-- START OF DATA SHOWN --

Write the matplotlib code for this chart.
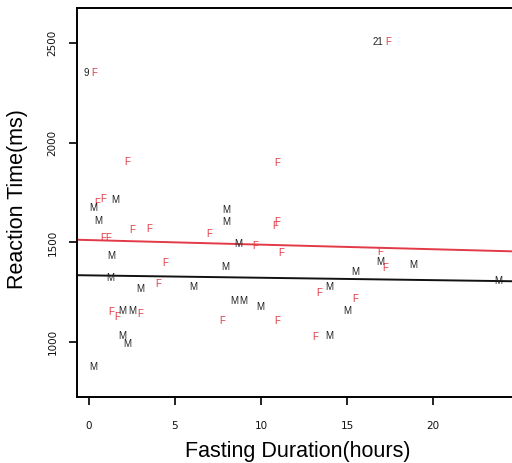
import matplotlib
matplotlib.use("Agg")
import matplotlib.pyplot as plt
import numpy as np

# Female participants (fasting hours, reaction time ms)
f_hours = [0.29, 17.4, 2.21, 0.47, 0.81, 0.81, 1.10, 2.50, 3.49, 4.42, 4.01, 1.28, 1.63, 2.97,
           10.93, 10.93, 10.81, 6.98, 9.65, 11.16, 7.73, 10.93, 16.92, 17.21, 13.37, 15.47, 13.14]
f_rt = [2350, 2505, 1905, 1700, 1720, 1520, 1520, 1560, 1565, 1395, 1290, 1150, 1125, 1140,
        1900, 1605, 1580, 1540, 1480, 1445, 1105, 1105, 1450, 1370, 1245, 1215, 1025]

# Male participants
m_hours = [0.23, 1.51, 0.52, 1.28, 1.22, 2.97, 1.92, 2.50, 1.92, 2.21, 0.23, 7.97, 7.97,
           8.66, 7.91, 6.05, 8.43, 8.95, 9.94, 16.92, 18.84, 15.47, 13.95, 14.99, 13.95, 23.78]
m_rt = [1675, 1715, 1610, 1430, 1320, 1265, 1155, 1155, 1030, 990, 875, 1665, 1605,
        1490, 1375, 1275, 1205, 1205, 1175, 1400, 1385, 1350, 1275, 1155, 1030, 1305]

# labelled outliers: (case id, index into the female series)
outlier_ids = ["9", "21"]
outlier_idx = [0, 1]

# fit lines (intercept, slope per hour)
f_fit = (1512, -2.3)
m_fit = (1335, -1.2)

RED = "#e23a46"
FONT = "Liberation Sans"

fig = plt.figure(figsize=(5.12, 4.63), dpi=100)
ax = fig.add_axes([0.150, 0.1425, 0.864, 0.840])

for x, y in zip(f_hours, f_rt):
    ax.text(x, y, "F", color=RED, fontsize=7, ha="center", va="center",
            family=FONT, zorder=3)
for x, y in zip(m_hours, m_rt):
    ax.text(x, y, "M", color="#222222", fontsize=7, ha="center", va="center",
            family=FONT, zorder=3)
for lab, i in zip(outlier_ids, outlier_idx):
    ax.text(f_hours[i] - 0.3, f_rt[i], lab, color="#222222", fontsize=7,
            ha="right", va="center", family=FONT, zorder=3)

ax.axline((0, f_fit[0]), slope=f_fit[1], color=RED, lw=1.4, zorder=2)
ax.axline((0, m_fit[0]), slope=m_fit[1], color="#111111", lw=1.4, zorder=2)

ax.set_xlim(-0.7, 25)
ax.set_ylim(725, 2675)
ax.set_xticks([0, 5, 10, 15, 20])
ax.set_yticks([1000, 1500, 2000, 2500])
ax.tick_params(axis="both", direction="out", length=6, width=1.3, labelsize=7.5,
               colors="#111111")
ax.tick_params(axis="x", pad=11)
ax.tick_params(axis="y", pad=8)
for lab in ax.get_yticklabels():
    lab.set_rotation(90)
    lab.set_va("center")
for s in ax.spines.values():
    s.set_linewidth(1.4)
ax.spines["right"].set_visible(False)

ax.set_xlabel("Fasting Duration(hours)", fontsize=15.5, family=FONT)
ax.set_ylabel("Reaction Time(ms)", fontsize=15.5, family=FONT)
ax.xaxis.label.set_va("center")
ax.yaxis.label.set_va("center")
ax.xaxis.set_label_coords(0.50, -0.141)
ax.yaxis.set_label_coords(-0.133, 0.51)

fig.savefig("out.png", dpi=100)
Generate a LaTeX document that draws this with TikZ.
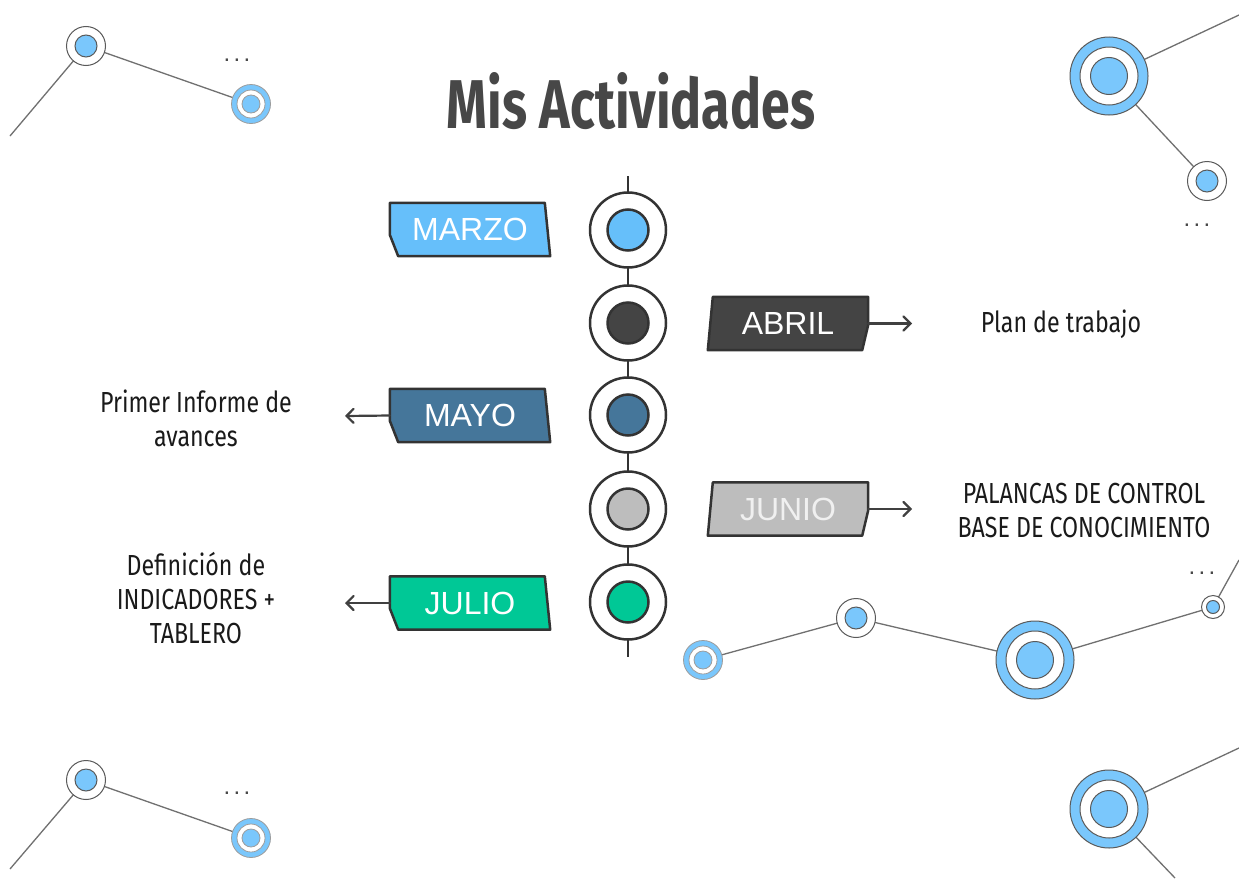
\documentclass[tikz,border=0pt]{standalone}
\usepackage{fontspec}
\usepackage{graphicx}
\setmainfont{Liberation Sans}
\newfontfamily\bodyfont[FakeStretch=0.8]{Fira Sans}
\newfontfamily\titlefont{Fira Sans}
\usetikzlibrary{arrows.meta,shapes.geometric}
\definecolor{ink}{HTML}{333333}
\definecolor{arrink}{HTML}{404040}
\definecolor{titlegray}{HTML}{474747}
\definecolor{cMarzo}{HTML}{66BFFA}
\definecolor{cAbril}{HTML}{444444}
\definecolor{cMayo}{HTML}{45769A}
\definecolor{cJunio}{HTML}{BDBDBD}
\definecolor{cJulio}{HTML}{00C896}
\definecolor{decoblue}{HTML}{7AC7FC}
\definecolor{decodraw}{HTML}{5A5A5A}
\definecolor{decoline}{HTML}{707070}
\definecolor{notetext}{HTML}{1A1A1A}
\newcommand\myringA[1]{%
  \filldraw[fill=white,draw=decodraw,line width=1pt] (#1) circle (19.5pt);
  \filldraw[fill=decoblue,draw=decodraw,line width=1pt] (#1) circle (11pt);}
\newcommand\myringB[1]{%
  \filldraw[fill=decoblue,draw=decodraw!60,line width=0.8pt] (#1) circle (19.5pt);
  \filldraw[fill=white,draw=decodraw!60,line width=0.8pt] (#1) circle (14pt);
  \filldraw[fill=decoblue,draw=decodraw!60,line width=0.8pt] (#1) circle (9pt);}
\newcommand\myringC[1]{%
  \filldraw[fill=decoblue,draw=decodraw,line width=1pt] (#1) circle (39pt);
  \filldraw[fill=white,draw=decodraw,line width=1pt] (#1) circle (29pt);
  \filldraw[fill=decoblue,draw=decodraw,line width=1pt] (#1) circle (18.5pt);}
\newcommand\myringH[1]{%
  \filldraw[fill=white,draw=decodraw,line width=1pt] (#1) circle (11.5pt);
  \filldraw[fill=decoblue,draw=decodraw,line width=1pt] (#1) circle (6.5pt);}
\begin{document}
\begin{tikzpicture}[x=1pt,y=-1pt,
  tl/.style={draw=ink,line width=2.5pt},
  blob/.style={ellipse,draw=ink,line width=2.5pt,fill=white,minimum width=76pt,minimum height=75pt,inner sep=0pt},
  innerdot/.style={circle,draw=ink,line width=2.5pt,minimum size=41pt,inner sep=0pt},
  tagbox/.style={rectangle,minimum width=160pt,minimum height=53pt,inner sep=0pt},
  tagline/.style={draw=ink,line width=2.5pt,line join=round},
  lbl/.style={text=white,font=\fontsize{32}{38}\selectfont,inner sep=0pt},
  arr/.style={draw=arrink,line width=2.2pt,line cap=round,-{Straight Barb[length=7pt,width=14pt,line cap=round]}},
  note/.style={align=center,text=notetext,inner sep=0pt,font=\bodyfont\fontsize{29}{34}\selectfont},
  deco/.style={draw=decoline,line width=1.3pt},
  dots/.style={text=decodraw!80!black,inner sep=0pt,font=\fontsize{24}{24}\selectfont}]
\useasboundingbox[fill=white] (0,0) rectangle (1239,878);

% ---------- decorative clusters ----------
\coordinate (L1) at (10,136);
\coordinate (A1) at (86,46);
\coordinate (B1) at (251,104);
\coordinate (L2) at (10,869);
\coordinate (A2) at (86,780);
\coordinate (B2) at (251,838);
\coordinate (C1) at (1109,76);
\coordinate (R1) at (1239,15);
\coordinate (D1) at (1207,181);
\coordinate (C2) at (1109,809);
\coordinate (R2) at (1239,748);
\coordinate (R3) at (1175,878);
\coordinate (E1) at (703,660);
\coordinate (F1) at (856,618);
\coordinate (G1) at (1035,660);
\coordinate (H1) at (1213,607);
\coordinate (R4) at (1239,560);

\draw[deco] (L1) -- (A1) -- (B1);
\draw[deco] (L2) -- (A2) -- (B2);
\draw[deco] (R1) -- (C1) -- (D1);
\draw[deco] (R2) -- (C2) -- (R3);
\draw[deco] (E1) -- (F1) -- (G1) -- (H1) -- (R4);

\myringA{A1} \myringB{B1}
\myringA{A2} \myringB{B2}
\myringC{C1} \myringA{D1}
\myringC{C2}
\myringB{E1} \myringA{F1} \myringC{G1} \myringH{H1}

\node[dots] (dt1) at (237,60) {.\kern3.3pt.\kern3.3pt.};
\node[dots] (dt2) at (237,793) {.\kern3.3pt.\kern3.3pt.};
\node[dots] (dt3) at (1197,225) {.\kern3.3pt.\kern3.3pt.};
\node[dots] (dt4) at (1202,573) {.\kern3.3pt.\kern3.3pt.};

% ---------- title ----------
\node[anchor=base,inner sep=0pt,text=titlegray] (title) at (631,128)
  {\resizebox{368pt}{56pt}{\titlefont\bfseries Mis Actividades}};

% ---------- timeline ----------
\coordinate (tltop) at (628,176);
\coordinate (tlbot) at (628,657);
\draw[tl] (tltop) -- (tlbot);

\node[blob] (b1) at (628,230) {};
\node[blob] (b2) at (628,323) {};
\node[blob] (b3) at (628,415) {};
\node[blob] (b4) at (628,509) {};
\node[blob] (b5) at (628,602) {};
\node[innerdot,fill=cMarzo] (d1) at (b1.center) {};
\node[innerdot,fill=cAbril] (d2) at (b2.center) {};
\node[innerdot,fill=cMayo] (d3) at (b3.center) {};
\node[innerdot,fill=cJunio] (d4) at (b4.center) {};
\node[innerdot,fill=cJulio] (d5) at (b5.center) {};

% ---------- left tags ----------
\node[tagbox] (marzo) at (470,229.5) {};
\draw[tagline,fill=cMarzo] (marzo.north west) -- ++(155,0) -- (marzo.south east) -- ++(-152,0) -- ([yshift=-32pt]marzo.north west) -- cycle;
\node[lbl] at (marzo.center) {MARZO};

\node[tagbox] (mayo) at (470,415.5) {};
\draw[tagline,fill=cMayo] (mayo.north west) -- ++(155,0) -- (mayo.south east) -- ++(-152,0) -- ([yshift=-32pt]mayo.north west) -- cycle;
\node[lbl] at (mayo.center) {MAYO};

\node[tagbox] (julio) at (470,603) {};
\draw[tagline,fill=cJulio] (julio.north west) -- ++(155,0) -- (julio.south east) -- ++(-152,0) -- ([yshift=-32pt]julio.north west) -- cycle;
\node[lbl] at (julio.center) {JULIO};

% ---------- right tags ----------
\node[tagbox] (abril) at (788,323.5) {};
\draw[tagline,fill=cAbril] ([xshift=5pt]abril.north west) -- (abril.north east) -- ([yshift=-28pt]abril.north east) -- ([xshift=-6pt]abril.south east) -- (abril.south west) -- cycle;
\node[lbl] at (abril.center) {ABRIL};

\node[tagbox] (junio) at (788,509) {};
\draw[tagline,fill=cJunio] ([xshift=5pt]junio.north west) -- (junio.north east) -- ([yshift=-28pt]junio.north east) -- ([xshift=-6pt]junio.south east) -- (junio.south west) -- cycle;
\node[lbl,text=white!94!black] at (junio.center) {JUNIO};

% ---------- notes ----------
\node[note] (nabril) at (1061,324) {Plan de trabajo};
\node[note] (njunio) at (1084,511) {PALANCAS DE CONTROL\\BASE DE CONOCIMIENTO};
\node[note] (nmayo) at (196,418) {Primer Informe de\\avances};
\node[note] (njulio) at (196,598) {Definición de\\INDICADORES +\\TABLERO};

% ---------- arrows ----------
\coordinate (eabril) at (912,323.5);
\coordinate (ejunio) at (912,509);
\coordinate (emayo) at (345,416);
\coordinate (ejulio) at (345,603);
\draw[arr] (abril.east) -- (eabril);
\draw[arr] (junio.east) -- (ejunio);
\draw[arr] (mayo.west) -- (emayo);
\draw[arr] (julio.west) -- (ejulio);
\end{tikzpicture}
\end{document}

-- END OF DATA SHOWN --

Look through the entries above for the word "this". Copy every line where it shows up.

→ **FULL SOLUTION**:
Write the matplotlib code for this chart.
Generate a LaTeX document that draws this with TikZ.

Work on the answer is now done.